Problem to work on: Drop every picture and give the entries back exactly.

Dataset entries:
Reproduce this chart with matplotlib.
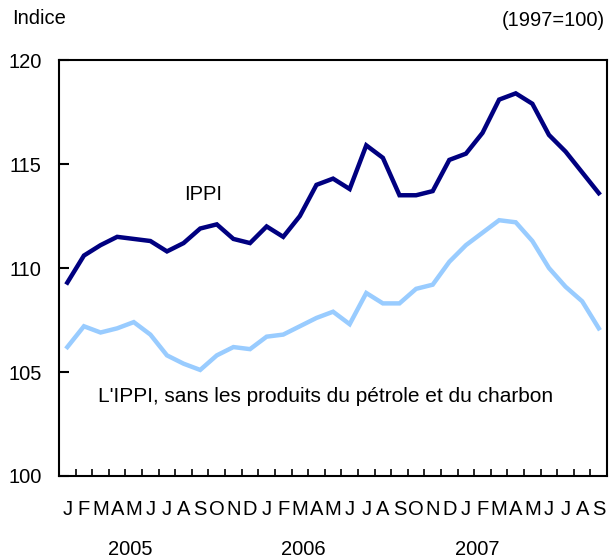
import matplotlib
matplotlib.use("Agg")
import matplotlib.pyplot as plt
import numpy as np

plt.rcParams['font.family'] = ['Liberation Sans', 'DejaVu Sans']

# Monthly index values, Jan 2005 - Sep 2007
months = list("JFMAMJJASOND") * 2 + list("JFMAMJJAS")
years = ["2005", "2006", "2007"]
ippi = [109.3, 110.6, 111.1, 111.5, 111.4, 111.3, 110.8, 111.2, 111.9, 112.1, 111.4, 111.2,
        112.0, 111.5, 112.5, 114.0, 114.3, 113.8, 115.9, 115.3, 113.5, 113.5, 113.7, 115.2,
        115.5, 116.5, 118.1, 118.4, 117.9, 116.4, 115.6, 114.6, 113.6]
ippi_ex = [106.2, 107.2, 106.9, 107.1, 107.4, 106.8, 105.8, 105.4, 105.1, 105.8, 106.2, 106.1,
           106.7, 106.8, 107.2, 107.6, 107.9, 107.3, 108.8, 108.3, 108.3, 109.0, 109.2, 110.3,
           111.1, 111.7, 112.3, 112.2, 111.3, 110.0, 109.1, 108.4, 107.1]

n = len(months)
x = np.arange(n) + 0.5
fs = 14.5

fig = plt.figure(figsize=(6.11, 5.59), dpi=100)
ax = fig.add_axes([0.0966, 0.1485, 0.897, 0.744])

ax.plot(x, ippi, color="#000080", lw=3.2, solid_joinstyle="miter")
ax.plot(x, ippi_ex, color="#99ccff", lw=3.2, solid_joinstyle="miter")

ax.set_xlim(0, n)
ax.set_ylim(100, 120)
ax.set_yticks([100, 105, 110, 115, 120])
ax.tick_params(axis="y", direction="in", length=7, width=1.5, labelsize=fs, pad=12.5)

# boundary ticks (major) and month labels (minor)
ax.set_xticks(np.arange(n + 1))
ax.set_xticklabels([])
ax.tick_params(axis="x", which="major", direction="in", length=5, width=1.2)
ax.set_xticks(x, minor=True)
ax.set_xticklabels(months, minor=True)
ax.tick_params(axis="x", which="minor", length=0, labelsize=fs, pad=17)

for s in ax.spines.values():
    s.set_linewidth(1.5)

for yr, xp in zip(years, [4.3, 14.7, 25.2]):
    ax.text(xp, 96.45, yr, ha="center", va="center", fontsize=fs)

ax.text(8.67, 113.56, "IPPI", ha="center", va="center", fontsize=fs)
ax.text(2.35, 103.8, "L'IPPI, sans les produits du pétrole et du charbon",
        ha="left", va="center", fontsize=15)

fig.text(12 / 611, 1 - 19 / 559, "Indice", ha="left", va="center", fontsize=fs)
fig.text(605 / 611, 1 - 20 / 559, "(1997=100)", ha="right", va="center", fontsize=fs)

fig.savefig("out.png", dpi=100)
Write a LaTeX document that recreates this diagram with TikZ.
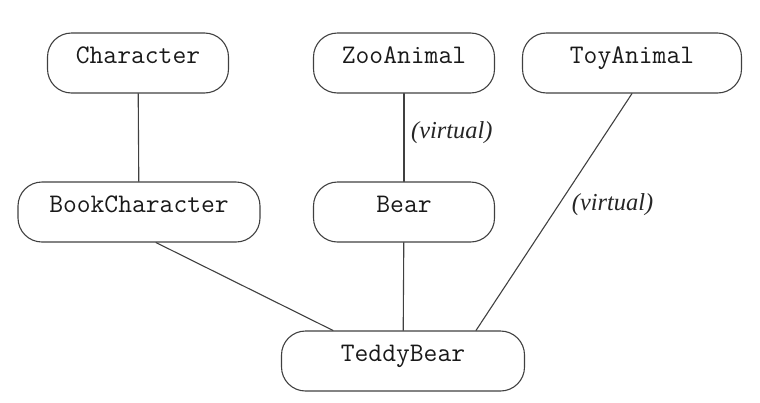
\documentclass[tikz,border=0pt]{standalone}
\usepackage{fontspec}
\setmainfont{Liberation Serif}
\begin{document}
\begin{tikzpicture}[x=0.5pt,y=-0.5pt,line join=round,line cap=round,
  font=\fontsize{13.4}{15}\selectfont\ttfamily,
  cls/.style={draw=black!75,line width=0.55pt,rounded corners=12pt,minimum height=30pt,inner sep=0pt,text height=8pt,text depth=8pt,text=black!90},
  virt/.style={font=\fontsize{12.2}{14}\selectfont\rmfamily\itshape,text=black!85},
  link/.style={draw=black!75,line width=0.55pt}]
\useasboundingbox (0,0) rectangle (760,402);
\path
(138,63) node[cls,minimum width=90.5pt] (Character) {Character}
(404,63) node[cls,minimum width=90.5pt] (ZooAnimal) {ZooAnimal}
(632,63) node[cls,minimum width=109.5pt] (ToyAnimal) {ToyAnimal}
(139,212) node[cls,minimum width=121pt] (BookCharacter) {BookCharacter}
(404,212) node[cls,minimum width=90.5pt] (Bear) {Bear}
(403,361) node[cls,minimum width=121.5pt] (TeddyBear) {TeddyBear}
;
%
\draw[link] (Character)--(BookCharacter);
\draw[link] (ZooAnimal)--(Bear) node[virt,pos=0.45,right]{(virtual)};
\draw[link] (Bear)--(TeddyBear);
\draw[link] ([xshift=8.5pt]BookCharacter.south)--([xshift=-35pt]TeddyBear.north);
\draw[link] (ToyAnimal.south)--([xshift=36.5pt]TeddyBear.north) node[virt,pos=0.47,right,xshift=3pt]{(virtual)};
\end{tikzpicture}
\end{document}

Full solution:
Reproduce this chart with matplotlib.
import matplotlib
matplotlib.use("Agg")
import matplotlib.pyplot as plt
import numpy as np

plt.rcParams['font.family'] = ['Liberation Sans', 'DejaVu Sans']

# Monthly index values, Jan 2005 - Sep 2007
months = list("JFMAMJJASOND") * 2 + list("JFMAMJJAS")
years = ["2005", "2006", "2007"]
ippi = [109.3, 110.6, 111.1, 111.5, 111.4, 111.3, 110.8, 111.2, 111.9, 112.1, 111.4, 111.2,
        112.0, 111.5, 112.5, 114.0, 114.3, 113.8, 115.9, 115.3, 113.5, 113.5, 113.7, 115.2,
        115.5, 116.5, 118.1, 118.4, 117.9, 116.4, 115.6, 114.6, 113.6]
ippi_ex = [106.2, 107.2, 106.9, 107.1, 107.4, 106.8, 105.8, 105.4, 105.1, 105.8, 106.2, 106.1,
           106.7, 106.8, 107.2, 107.6, 107.9, 107.3, 108.8, 108.3, 108.3, 109.0, 109.2, 110.3,
           111.1, 111.7, 112.3, 112.2, 111.3, 110.0, 109.1, 108.4, 107.1]

n = len(months)
x = np.arange(n) + 0.5
fs = 14.5

fig = plt.figure(figsize=(6.11, 5.59), dpi=100)
ax = fig.add_axes([0.0966, 0.1485, 0.897, 0.744])

ax.plot(x, ippi, color="#000080", lw=3.2, solid_joinstyle="miter")
ax.plot(x, ippi_ex, color="#99ccff", lw=3.2, solid_joinstyle="miter")

ax.set_xlim(0, n)
ax.set_ylim(100, 120)
ax.set_yticks([100, 105, 110, 115, 120])
ax.tick_params(axis="y", direction="in", length=7, width=1.5, labelsize=fs, pad=12.5)

# boundary ticks (major) and month labels (minor)
ax.set_xticks(np.arange(n + 1))
ax.set_xticklabels([])
ax.tick_params(axis="x", which="major", direction="in", length=5, width=1.2)
ax.set_xticks(x, minor=True)
ax.set_xticklabels(months, minor=True)
ax.tick_params(axis="x", which="minor", length=0, labelsize=fs, pad=17)

for s in ax.spines.values():
    s.set_linewidth(1.5)

for yr, xp in zip(years, [4.3, 14.7, 25.2]):
    ax.text(xp, 96.45, yr, ha="center", va="center", fontsize=fs)

ax.text(8.67, 113.56, "IPPI", ha="center", va="center", fontsize=fs)
ax.text(2.35, 103.8, "L'IPPI, sans les produits du pétrole et du charbon",
        ha="left", va="center", fontsize=15)

fig.text(12 / 611, 1 - 19 / 559, "Indice", ha="left", va="center", fontsize=fs)
fig.text(605 / 611, 1 - 20 / 559, "(1997=100)", ha="right", va="center", fontsize=fs)

fig.savefig("out.png", dpi=100)
Write a LaTeX document that recreates this diagram with TikZ.
\documentclass[tikz,border=0pt]{standalone}
\usepackage{fontspec}
\setmainfont{Liberation Serif}
\begin{document}
\begin{tikzpicture}[x=0.5pt,y=-0.5pt,line join=round,line cap=round,
  font=\fontsize{13.4}{15}\selectfont\ttfamily,
  cls/.style={draw=black!75,line width=0.55pt,rounded corners=12pt,minimum height=30pt,inner sep=0pt,text height=8pt,text depth=8pt,text=black!90},
  virt/.style={font=\fontsize{12.2}{14}\selectfont\rmfamily\itshape,text=black!85},
  link/.style={draw=black!75,line width=0.55pt}]
\useasboundingbox (0,0) rectangle (760,402);
\path
(138,63) node[cls,minimum width=90.5pt] (Character) {Character}
(404,63) node[cls,minimum width=90.5pt] (ZooAnimal) {ZooAnimal}
(632,63) node[cls,minimum width=109.5pt] (ToyAnimal) {ToyAnimal}
(139,212) node[cls,minimum width=121pt] (BookCharacter) {BookCharacter}
(404,212) node[cls,minimum width=90.5pt] (Bear) {Bear}
(403,361) node[cls,minimum width=121.5pt] (TeddyBear) {TeddyBear}
;
%
\draw[link] (Character)--(BookCharacter);
\draw[link] (ZooAnimal)--(Bear) node[virt,pos=0.45,right]{(virtual)};
\draw[link] (Bear)--(TeddyBear);
\draw[link] ([xshift=8.5pt]BookCharacter.south)--([xshift=-35pt]TeddyBear.north);
\draw[link] (ToyAnimal.south)--([xshift=36.5pt]TeddyBear.north) node[virt,pos=0.47,right,xshift=3pt]{(virtual)};
\end{tikzpicture}
\end{document}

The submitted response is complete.